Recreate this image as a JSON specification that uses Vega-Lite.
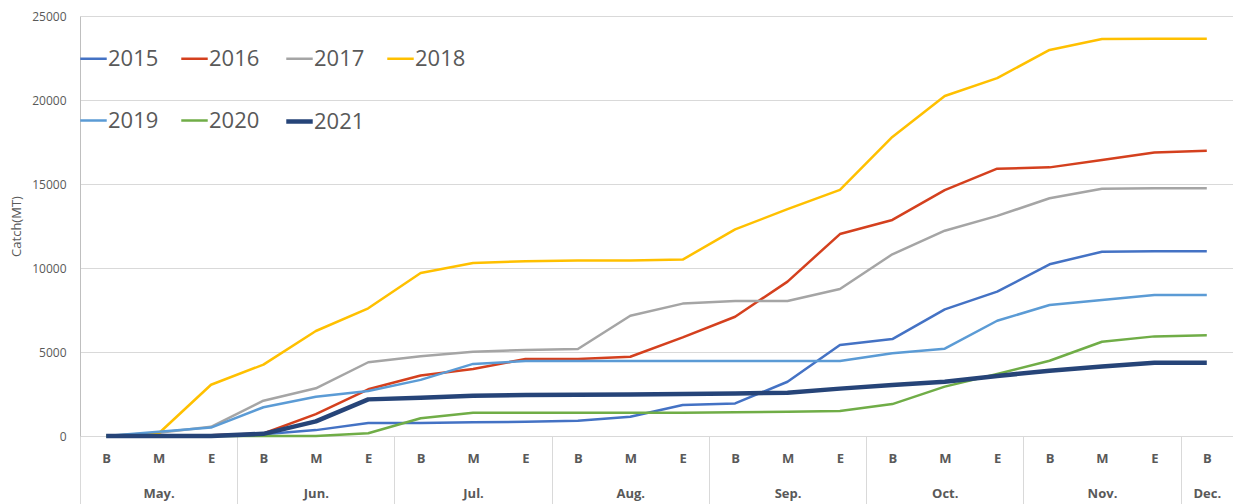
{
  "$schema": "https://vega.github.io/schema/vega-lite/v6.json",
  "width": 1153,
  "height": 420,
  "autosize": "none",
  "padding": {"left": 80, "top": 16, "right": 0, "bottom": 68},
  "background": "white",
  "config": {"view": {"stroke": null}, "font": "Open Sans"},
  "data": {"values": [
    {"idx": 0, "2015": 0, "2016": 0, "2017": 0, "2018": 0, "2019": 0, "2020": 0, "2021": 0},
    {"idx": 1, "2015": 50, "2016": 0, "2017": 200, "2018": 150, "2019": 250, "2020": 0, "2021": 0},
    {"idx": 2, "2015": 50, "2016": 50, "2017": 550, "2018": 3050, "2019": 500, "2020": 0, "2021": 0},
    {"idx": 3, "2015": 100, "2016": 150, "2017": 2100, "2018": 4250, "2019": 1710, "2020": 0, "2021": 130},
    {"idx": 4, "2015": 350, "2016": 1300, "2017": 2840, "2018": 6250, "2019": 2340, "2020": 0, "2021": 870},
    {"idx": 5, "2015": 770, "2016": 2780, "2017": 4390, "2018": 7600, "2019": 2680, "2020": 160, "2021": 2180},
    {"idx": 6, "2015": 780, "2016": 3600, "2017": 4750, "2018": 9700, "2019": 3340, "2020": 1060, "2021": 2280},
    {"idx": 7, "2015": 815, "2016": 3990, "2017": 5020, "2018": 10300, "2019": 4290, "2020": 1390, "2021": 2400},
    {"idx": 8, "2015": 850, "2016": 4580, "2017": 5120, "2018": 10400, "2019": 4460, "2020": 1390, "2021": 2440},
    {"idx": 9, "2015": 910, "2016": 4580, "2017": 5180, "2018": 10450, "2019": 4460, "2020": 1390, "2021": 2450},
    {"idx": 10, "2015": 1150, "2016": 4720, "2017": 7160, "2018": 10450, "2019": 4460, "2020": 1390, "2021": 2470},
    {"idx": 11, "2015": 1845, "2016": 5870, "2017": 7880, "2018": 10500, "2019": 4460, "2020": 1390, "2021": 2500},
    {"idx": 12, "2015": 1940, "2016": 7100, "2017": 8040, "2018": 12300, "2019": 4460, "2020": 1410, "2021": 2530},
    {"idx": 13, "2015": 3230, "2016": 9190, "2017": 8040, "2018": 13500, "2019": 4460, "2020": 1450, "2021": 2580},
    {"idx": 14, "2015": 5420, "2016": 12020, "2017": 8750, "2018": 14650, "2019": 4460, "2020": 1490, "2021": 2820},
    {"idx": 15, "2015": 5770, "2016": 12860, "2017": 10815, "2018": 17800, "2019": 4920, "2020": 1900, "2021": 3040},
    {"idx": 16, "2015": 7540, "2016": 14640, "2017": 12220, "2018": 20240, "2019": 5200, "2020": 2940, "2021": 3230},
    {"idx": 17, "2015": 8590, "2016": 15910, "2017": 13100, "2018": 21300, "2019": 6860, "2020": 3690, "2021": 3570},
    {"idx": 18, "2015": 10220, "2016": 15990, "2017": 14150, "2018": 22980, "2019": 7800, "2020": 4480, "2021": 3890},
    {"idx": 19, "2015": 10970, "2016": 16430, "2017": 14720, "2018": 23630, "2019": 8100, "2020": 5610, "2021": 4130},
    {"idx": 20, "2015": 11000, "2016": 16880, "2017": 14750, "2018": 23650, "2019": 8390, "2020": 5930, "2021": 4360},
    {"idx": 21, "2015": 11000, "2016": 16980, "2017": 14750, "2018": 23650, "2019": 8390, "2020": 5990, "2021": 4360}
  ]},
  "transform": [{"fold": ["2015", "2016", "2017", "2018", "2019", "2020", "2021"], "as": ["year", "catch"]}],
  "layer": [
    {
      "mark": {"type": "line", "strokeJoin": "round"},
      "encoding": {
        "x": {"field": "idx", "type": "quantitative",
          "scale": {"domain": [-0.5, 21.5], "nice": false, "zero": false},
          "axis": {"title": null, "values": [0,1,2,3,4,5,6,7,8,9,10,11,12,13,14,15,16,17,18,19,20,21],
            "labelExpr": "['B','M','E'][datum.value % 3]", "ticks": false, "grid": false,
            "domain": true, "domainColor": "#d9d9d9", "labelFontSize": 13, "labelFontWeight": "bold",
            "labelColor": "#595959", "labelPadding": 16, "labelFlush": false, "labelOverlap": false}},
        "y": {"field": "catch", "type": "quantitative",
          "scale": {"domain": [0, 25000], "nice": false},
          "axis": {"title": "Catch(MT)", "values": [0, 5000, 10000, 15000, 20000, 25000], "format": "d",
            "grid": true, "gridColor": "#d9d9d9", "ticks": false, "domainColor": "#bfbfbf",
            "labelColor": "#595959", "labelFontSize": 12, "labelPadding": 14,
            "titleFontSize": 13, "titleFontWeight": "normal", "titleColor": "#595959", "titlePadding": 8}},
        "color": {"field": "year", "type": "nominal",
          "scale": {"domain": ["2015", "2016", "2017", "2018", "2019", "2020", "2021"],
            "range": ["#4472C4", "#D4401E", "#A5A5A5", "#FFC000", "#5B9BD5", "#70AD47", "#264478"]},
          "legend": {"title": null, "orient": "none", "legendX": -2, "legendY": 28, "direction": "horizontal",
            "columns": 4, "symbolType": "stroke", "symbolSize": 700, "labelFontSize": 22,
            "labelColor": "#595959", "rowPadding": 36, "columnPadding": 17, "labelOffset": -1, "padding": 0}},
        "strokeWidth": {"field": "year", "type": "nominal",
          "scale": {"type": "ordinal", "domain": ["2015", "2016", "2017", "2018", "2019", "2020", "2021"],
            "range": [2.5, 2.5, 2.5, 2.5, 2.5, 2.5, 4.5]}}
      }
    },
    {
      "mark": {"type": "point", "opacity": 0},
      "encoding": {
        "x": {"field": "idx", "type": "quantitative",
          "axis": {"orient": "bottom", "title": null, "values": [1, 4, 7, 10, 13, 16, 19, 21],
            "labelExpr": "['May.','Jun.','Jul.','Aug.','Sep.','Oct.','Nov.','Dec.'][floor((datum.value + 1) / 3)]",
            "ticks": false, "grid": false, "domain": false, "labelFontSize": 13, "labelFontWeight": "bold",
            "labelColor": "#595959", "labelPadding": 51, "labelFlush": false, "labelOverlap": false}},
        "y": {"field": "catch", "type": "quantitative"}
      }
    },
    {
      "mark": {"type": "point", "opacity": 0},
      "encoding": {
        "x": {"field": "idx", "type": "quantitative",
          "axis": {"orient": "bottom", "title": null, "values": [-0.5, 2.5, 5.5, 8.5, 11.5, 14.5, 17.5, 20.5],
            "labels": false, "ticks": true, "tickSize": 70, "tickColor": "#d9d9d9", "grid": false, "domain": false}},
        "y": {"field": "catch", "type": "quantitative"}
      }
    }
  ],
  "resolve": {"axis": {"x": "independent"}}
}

-=-=-

◆ **Written task**:
Output each line exactly; omit every picture.

◆ **Full output**:
Recreate this image as a JSON specification that uses Vega-Lite.
{
  "$schema": "https://vega.github.io/schema/vega-lite/v6.json",
  "width": 1153,
  "height": 420,
  "autosize": "none",
  "padding": {"left": 80, "top": 16, "right": 0, "bottom": 68},
  "background": "white",
  "config": {"view": {"stroke": null}, "font": "Open Sans"},
  "data": {"values": [
    {"idx": 0, "2015": 0, "2016": 0, "2017": 0, "2018": 0, "2019": 0, "2020": 0, "2021": 0},
    {"idx": 1, "2015": 50, "2016": 0, "2017": 200, "2018": 150, "2019": 250, "2020": 0, "2021": 0},
    {"idx": 2, "2015": 50, "2016": 50, "2017": 550, "2018": 3050, "2019": 500, "2020": 0, "2021": 0},
    {"idx": 3, "2015": 100, "2016": 150, "2017": 2100, "2018": 4250, "2019": 1710, "2020": 0, "2021": 130},
    {"idx": 4, "2015": 350, "2016": 1300, "2017": 2840, "2018": 6250, "2019": 2340, "2020": 0, "2021": 870},
    {"idx": 5, "2015": 770, "2016": 2780, "2017": 4390, "2018": 7600, "2019": 2680, "2020": 160, "2021": 2180},
    {"idx": 6, "2015": 780, "2016": 3600, "2017": 4750, "2018": 9700, "2019": 3340, "2020": 1060, "2021": 2280},
    {"idx": 7, "2015": 815, "2016": 3990, "2017": 5020, "2018": 10300, "2019": 4290, "2020": 1390, "2021": 2400},
    {"idx": 8, "2015": 850, "2016": 4580, "2017": 5120, "2018": 10400, "2019": 4460, "2020": 1390, "2021": 2440},
    {"idx": 9, "2015": 910, "2016": 4580, "2017": 5180, "2018": 10450, "2019": 4460, "2020": 1390, "2021": 2450},
    {"idx": 10, "2015": 1150, "2016": 4720, "2017": 7160, "2018": 10450, "2019": 4460, "2020": 1390, "2021": 2470},
    {"idx": 11, "2015": 1845, "2016": 5870, "2017": 7880, "2018": 10500, "2019": 4460, "2020": 1390, "2021": 2500},
    {"idx": 12, "2015": 1940, "2016": 7100, "2017": 8040, "2018": 12300, "2019": 4460, "2020": 1410, "2021": 2530},
    {"idx": 13, "2015": 3230, "2016": 9190, "2017": 8040, "2018": 13500, "2019": 4460, "2020": 1450, "2021": 2580},
    {"idx": 14, "2015": 5420, "2016": 12020, "2017": 8750, "2018": 14650, "2019": 4460, "2020": 1490, "2021": 2820},
    {"idx": 15, "2015": 5770, "2016": 12860, "2017": 10815, "2018": 17800, "2019": 4920, "2020": 1900, "2021": 3040},
    {"idx": 16, "2015": 7540, "2016": 14640, "2017": 12220, "2018": 20240, "2019": 5200, "2020": 2940, "2021": 3230},
    {"idx": 17, "2015": 8590, "2016": 15910, "2017": 13100, "2018": 21300, "2019": 6860, "2020": 3690, "2021": 3570},
    {"idx": 18, "2015": 10220, "2016": 15990, "2017": 14150, "2018": 22980, "2019": 7800, "2020": 4480, "2021": 3890},
    {"idx": 19, "2015": 10970, "2016": 16430, "2017": 14720, "2018": 23630, "2019": 8100, "2020": 5610, "2021": 4130},
    {"idx": 20, "2015": 11000, "2016": 16880, "2017": 14750, "2018": 23650, "2019": 8390, "2020": 5930, "2021": 4360},
    {"idx": 21, "2015": 11000, "2016": 16980, "2017": 14750, "2018": 23650, "2019": 8390, "2020": 5990, "2021": 4360}
  ]},
  "transform": [{"fold": ["2015", "2016", "2017", "2018", "2019", "2020", "2021"], "as": ["year", "catch"]}],
  "layer": [
    {
      "mark": {"type": "line", "strokeJoin": "round"},
      "encoding": {
        "x": {"field": "idx", "type": "quantitative",
          "scale": {"domain": [-0.5, 21.5], "nice": false, "zero": false},
          "axis": {"title": null, "values": [0,1,2,3,4,5,6,7,8,9,10,11,12,13,14,15,16,17,18,19,20,21],
            "labelExpr": "['B','M','E'][datum.value % 3]", "ticks": false, "grid": false,
            "domain": true, "domainColor": "#d9d9d9", "labelFontSize": 13, "labelFontWeight": "bold",
            "labelColor": "#595959", "labelPadding": 16, "labelFlush": false, "labelOverlap": false}},
        "y": {"field": "catch", "type": "quantitative",
          "scale": {"domain": [0, 25000], "nice": false},
          "axis": {"title": "Catch(MT)", "values": [0, 5000, 10000, 15000, 20000, 25000], "format": "d",
            "grid": true, "gridColor": "#d9d9d9", "ticks": false, "domainColor": "#bfbfbf",
            "labelColor": "#595959", "labelFontSize": 12, "labelPadding": 14,
            "titleFontSize": 13, "titleFontWeight": "normal", "titleColor": "#595959", "titlePadding": 8}},
        "color": {"field": "year", "type": "nominal",
          "scale": {"domain": ["2015", "2016", "2017", "2018", "2019", "2020", "2021"],
            "range": ["#4472C4", "#D4401E", "#A5A5A5", "#FFC000", "#5B9BD5", "#70AD47", "#264478"]},
          "legend": {"title": null, "orient": "none", "legendX": -2, "legendY": 28, "direction": "horizontal",
            "columns": 4, "symbolType": "stroke", "symbolSize": 700, "labelFontSize": 22,
            "labelColor": "#595959", "rowPadding": 36, "columnPadding": 17, "labelOffset": -1, "padding": 0}},
        "strokeWidth": {"field": "year", "type": "nominal",
          "scale": {"type": "ordinal", "domain": ["2015", "2016", "2017", "2018", "2019", "2020", "2021"],
            "range": [2.5, 2.5, 2.5, 2.5, 2.5, 2.5, 4.5]}}
      }
    },
    {
      "mark": {"type": "point", "opacity": 0},
      "encoding": {
        "x": {"field": "idx", "type": "quantitative",
          "axis": {"orient": "bottom", "title": null, "values": [1, 4, 7, 10, 13, 16, 19, 21],
            "labelExpr": "['May.','Jun.','Jul.','Aug.','Sep.','Oct.','Nov.','Dec.'][floor((datum.value + 1) / 3)]",
            "ticks": false, "grid": false, "domain": false, "labelFontSize": 13, "labelFontWeight": "bold",
            "labelColor": "#595959", "labelPadding": 51, "labelFlush": false, "labelOverlap": false}},
        "y": {"field": "catch", "type": "quantitative"}
      }
    },
    {
      "mark": {"type": "point", "opacity": 0},
      "encoding": {
        "x": {"field": "idx", "type": "quantitative",
          "axis": {"orient": "bottom", "title": null, "values": [-0.5, 2.5, 5.5, 8.5, 11.5, 14.5, 17.5, 20.5],
            "labels": false, "ticks": true, "tickSize": 70, "tickColor": "#d9d9d9", "grid": false, "domain": false}},
        "y": {"field": "catch", "type": "quantitative"}
      }
    }
  ],
  "resolve": {"axis": {"x": "independent"}}
}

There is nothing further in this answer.